_REQUIREMENT_: Give the number of lines in the data that hold the string "chart". Nothing else is needed.

_DATA RECORDS_:
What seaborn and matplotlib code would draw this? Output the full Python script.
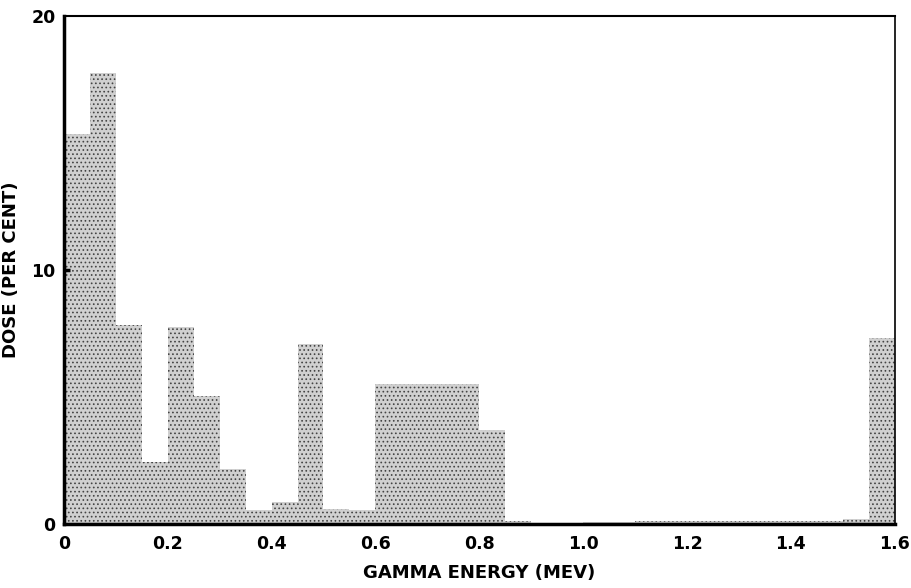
import numpy as np
import matplotlib
matplotlib.use("Agg")
import matplotlib.pyplot as plt
import seaborn as sns

# Bin edges (MeV) and dose per bin (per cent)
bin_edges = [round(0.05 * i, 2) for i in range(33)]
dose = [15.35, 17.75, 7.85, 2.45, 7.75, 5.05, 2.15, 0.55,
        0.85, 7.1, 0.6, 0.55, 5.5, 5.5, 5.5, 5.5,
        3.7, 0.1, 0.0, 0.0, 0.08, 0.08, 0.1, 0.1,
        0.1, 0.1, 0.1, 0.1, 0.1, 0.1, 0.2, 7.3]
x_ticks = [0, 0.2, 0.4, 0.6, 0.8, 1.0, 1.2, 1.4, 1.6]
x_tick_labels = ["0", "0.2", "0.4", "0.6", "0.8", "1.0", "1.2", "1.4", "1.6"]
y_ticks = [0, 10, 20]
y_tick_labels = ["0", "10", "20"]

centers = [(bin_edges[i] + bin_edges[i + 1]) / 2 for i in range(len(dose))]

sns.set_theme(style="white")
plt.rcParams['font.family'] = ['DejaVu Sans']
plt.rcParams['text.color'] = 'black'
plt.rcParams['axes.labelcolor'] = 'black'
plt.rcParams['xtick.color'] = 'black'
plt.rcParams['ytick.color'] = 'black'
plt.rcParams['hatch.color'] = '#333333'
plt.rcParams['hatch.linewidth'] = 0.7

fig = plt.figure(figsize=(9.12, 5.88), dpi=100)
ax = fig.add_axes([0.070, 0.109, 0.911, 0.864])

sns.histplot(x=centers, weights=dose, bins=bin_edges, ax=ax,
             element="bars", fill=True, color="#d0d0d0", alpha=1.0,
             edgecolor="none", linewidth=0)
for p in ax.patches:
    p.set_hatch('....')
    p.set_edgecolor('#444444')
    p.set_linewidth(0)

ax.set_xlim(0, 1.6)
ax.set_ylim(0, 20)
ax.set_xticks(x_ticks)
ax.set_xticklabels(x_tick_labels, fontsize=12.5, fontweight='bold')
ax.set_yticks(y_ticks)
ax.set_yticklabels(y_tick_labels, fontsize=12.5, fontweight='bold')
ax.tick_params(axis='x', length=0, pad=8)
ax.tick_params(axis='y', length=0, pad=6)
# small inward mark at 10
ax.plot([0, 0.012], [10, 10], color='black', lw=2.5, solid_capstyle='butt')

ax.set_xlabel("GAMMA ENERGY (MEV)", fontsize=13, fontweight='bold', labelpad=8)
ax.set_ylabel("DOSE (PER CENT)", fontsize=13, fontweight='bold', labelpad=8)

for side, lw in [('left', 2.5), ('bottom', 2.5), ('top', 1.5), ('right', 1.2)]:
    ax.spines[side].set_visible(True)
    ax.spines[side].set_linewidth(lw)
    ax.spines[side].set_color('black')

fig.savefig("out.png", dpi=100)
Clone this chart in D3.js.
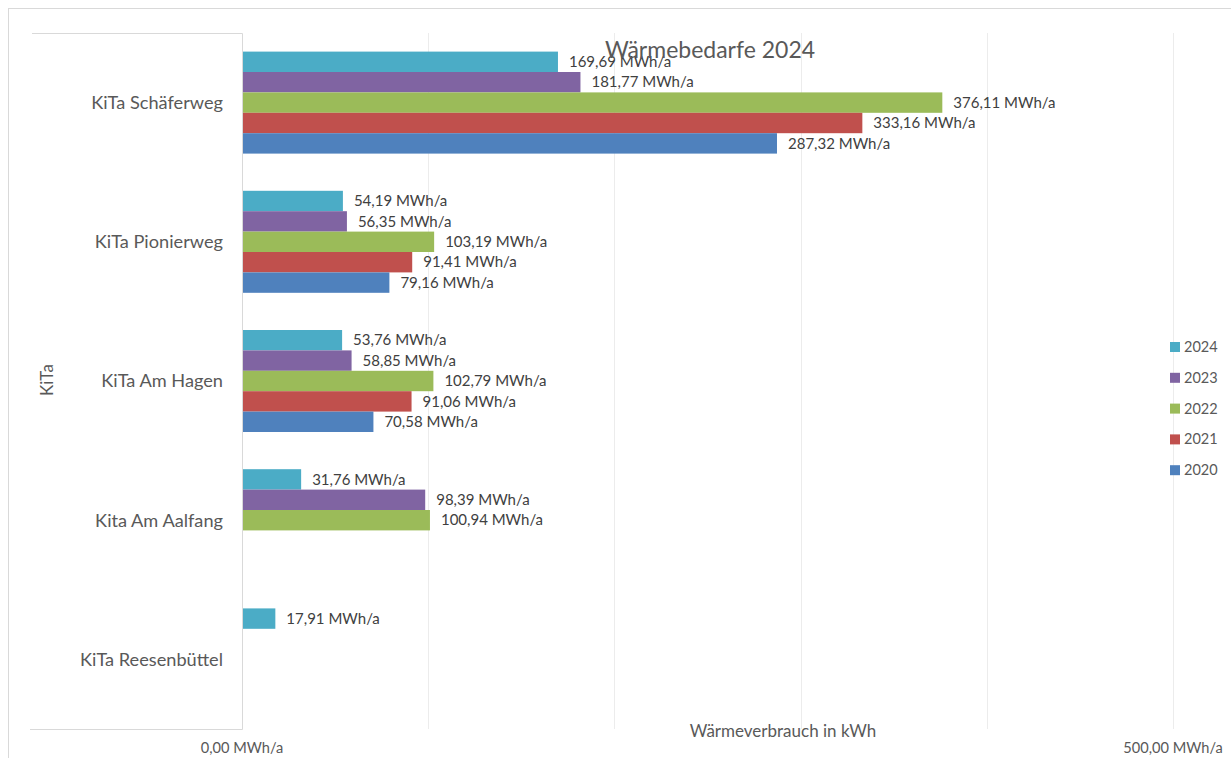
<!DOCTYPE html>
<html>
<head>
<meta charset="utf-8">
<script src="https://cdn.jsdelivr.net/npm/d3@7"></script>
<style>
  body { margin: 0; background: #fff; }
  svg { display: block; font-family: Lato, "Open Sans", sans-serif; }
</style>
</head>
<body>
<div id="chart"></div>
<script>
// Daten
const kitas = ["KiTa Schäferweg", "KiTa Pionierweg", "KiTa Am Hagen", "Kita Am Aalfang", "KiTa Reesenbüttel"];
const jahre = ["2024", "2023", "2022", "2021", "2020"];
const werte2024 = [169.69, 54.19, 53.76, 31.76, 17.91];
const werte2023 = [181.77, 56.35, 58.85, 98.39, null];
const werte2022 = [376.11, 103.19, 102.79, 100.94, null];
const werte2021 = [333.16, 91.41, 91.06, null, null];
const werte2020 = [287.32, 79.16, 70.58, null, null];
const farben = ["#4BACC6", "#8064A2", "#9BBB59", "#C0504D", "#4F81BD"];
const xTicks = [0, 500];

const serien = [werte2024, werte2023, werte2022, werte2021, werte2020];

const width = 1231, height = 758;
const plotLinks = 242, plotRechts = 1173, plotOben = 33, plotUnten = 729;

const svg = d3.select('#chart').append('svg')
    .attr('width', width)
    .attr('height', height);

// Rahmen
svg.append('rect')
    .attr('x', 8.5).attr('y', 8.5)
    .attr('width', 1240).attr('height', 760)
    .attr('fill', 'none').attr('stroke', '#d9d9d9');

const x = d3.scaleLinear().domain([0, 500]).range([plotLinks, plotRechts]);
const y = d3.scaleBand().domain(kitas).range([plotOben, plotUnten]);
const ySub = d3.scaleBand().domain(jahre).range([-51, 51]);

// Gitterlinien
svg.append('g')
    .selectAll('line')
    .data(d3.range(100, 501, 100))
    .enter().append('line')
    .attr('x1', d => Math.round(x(d)) + 0.5)
    .attr('x2', d => Math.round(x(d)) + 0.5)
    .attr('y1', plotOben).attr('y2', plotUnten)
    .attr('stroke', '#ececec');

// Kasten der Kategorienachse
svg.append('path')
    .attr('d', `M32,${plotOben + 0.5}H${plotLinks + 0.5}V${plotUnten + 0.5}H30`)
    .attr('fill', 'none')
    .attr('stroke', '#d9d9d9');

// Balken
const gruppen = svg.append('g')
    .selectAll('g')
    .data(kitas)
    .enter().append('g')
    .attr('transform', d => `translate(0,${y(d) + y.bandwidth() / 2})`);

gruppen.each(function (kita, i) {
    const g = d3.select(this);
    const daten = jahre.map((j, k) => ({ jahr: j, wert: serien[k][i], farbe: farben[k] }))
        .filter(d => d.wert !== null);

    g.selectAll('rect')
        .data(daten)
        .enter().append('rect')
        .attr('x', plotLinks + 1)
        .attr('y', d => ySub(d.jahr))
        .attr('width', d => x(d.wert) - plotLinks - 1)
        .attr('height', ySub.bandwidth())
        .attr('fill', d => d.farbe);

    g.selectAll('text')
        .data(daten)
        .enter().append('text')
        .attr('x', d => x(d.wert) + 11)
        .attr('y', d => ySub(d.jahr) + ySub.bandwidth() / 2)
        .attr('dy', '0.35em')
        .attr('font-size', 15)
        .attr('fill', '#404040')
        .text(d => d.wert.toFixed(2).replace('.', ',') + ' MWh/a');
});

// Kategorienbeschriftung
svg.append('g')
    .selectAll('text')
    .data(kitas)
    .enter().append('text')
    .attr('x', plotLinks - 19)
    .attr('y', d => y(d) + y.bandwidth() / 2)
    .attr('dy', '0.35em')
    .attr('text-anchor', 'end')
    .attr('font-size', 18.2)
    .attr('fill', '#595959')
    .text(d => d);

// x-Achse Ticks
svg.append('g')
    .selectAll('text')
    .data(xTicks)
    .enter().append('text')
    .attr('x', d => x(d))
    .attr('y', 748)
    .attr('dy', '0.35em')
    .attr('text-anchor', 'middle')
    .attr('font-size', 14.6)
    .attr('fill', '#595959')
    .text(d => d.toFixed(2).replace('.', ',') + ' MWh/a');

// Achsentitel
svg.append('text')
    .attr('x', 783).attr('y', 731)
    .attr('dy', '0.35em')
    .attr('text-anchor', 'middle')
    .attr('font-size', 17)
    .attr('fill', '#595959')
    .text('Wärmeverbrauch in kWh');

svg.append('text')
    .attr('transform', 'translate(47,380) rotate(-90)')
    .attr('dy', '0.35em')
    .attr('text-anchor', 'middle')
    .attr('font-size', 17)
    .attr('fill', '#595959')
    .text('KiTa');

// Titel
svg.append('text')
    .attr('x', 710).attr('y', 50)
    .attr('dy', '0.35em')
    .attr('text-anchor', 'middle')
    .attr('font-size', 23)
    .attr('fill', '#595959')
    .text('Wärmebedarfe 2024');

// Legende
const legende = svg.append('g')
    .selectAll('g')
    .data(jahre)
    .enter().append('g')
    .attr('transform', (d, i) => `translate(1170,${347 + i * 30.8})`);

legende.append('rect')
    .attr('x', 0).attr('y', -5)
    .attr('width', 10).attr('height', 10)
    .attr('fill', (d, i) => farben[i]);

legende.append('text')
    .attr('x', 14)
    .attr('dy', '0.35em')
    .attr('font-size', 14.5)
    .attr('fill', '#595959')
    .text(d => d);
</script>
</body>
</html>
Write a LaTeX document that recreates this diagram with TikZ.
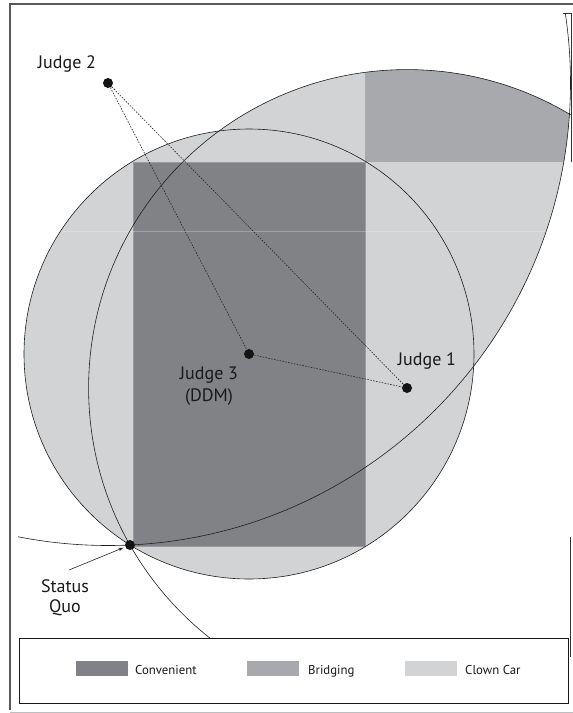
\documentclass[tikz,border=0pt]{standalone}
\usepackage{fontspec}
\setmainfont{PT Sans}
\usetikzlibrary{arrows.meta}

\definecolor{convgray}{HTML}{808285}
\definecolor{bridgray}{HTML}{A7A9AC}
\definecolor{clowngray}{HTML}{D1D3D4}
\definecolor{framegray}{HTML}{58595B}
\definecolor{edgegray}{HTML}{BCBEC0}

% radii: each judge's circle passes through the status quo
\def\rA{225.0pt}
\def\rB{318.4pt}
\def\rC{462.5pt}

\tikzset{
  dot/.style={circle, fill=black!92, inner sep=0pt, minimum size=10pt},
  pref/.style={draw=black!88, line width=0.6pt},
  link/.style={draw=black!85, line width=0.6pt, dash pattern=on 1.6pt off 1.3pt},
  pointer/.style={draw=black!85, line width=0.6pt, -{Stealth[length=5pt,width=3.5pt]}},
  judgelabel/.style={font=\fontsize{18}{22}\selectfont, text=black!90, inner sep=0pt},
  keylabel/.style={font=\fontsize{12.8}{15}\selectfont, text=black!90, inner sep=0pt}
}

\begin{document}
\begin{tikzpicture}[x=1pt, y=-1pt]
\useasboundingbox (0,0) rectangle (573,713);

% positions of the judges and the status quo
\coordinate (J1pos) at (407,388);
\coordinate (J2pos) at (108,83);
\coordinate (J3pos) at (249,354);
\coordinate (SQpos) at (130,545);

% ---- shaded regions ----
% clown car: lens of judges 1 and 2, plus judge 3's circle
\begin{scope}
  \clip (J1pos) circle[radius=\rB];
  \fill[clowngray] (J2pos) circle[radius=\rC];
\end{scope}
\fill[clowngray] (J3pos) circle[radius=\rA];
% bridging: upper right part of the lens
\begin{scope}
  \clip (J1pos) circle[radius=\rB];
  \clip (J2pos) circle[radius=\rC];
  \fill[bridgray] (365,0) rectangle (600,162);
\end{scope}
% convenient: rectangle inscribed in judge 3's circle
\fill[convgray, draw=convgray!80!white, line width=0.5pt] (133,162) rectangle (365,546);
% faint seam across the shading
\draw[white, opacity=0.25, line width=0.8pt] (61,231) -- (546,231);

% ---- preference circles ----
\draw[pref] (J3pos) circle[radius=\rA];
\begin{scope}
  \clip (10,4) rectangle (571,638);
  \draw[pref] (J1pos) circle[radius=\rB];
\end{scope}
\begin{scope}
  \clip (18,13) rectangle (571,638);
  \draw[pref] (J2pos) circle[radius=\rC];
\end{scope}

% ---- frame ----
\draw[framegray, line width=1.1pt] (10,710) -- (10,4) -- (573,4);
\draw[edgegray, line width=1pt] (10,712) -- (573,712);
\draw[black!80, line width=0.6pt] (563,13) -- (571,13) -- (571,162);
\draw[black!80, line width=0.8pt] (570,537) -- (570,657);

% ---- judges and status quo ----
\node[dot] (j1) at (J1pos) {};
\node[dot] (j2) at (J2pos) {};
\node[dot] (j3) at (J3pos) {};
\node[dot] (sq) at (SQpos) {};

\draw[link] (j2) -- (j3);
\draw[link] (j2) -- (j1);
\draw[link] (j3) -- (j1);

\node[judgelabel, anchor=base] (l2) at (67,68) {Judge 2};
\node[judgelabel, anchor=base] (l1) at (427,365) {Judge 1};
\node[judgelabel, anchor=base, align=center] (l3) at (209,401) {Judge 3\\(DDM)};
\node[judgelabel, anchor=base, align=center] (lsq) at (65,612) {Status\\[-2pt]Quo};

\coordinate (sqtail) at (69,570);
\draw[pointer, shorten >=2pt] (sqtail) -- (sq);

% ---- legend ----
\draw[black!90, line width=0.9pt] (19,638) rectangle (568,703);
\fill[convgray] (76,661) rectangle (128,676);
\fill[bridgray] (247,661) rectangle (299,676);
\fill[clowngray] (405,661) rectangle (457,676);
\node[keylabel, anchor=base west] (k1) at (135,674) {Convenient};
\node[keylabel, anchor=base west] (k2) at (308,674) {Bridging};
\node[keylabel, anchor=base west] (k3) at (465,674) {Clown Car};
\end{tikzpicture}
\end{document}
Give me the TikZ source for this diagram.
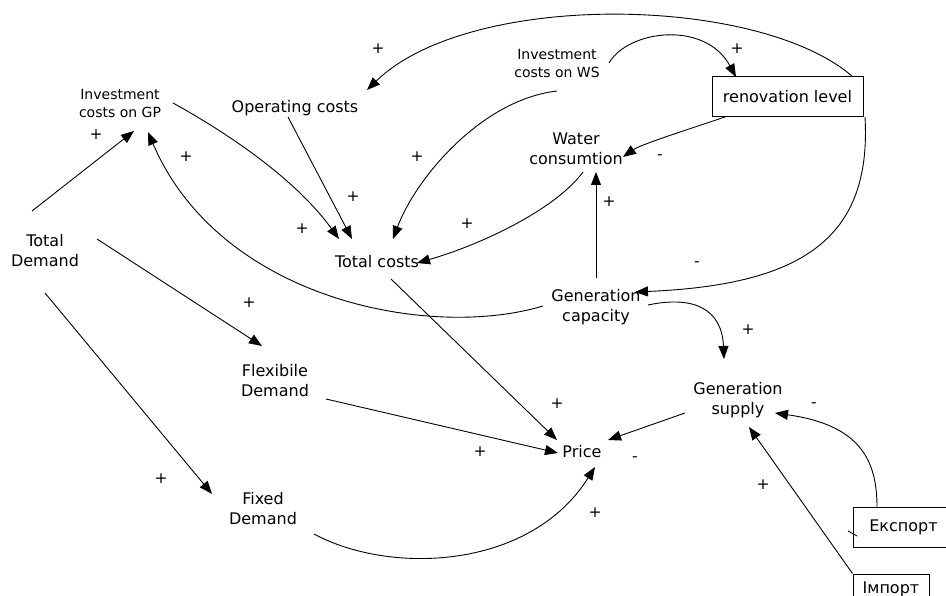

_SOLUTION TO THE EXERCISE_: 3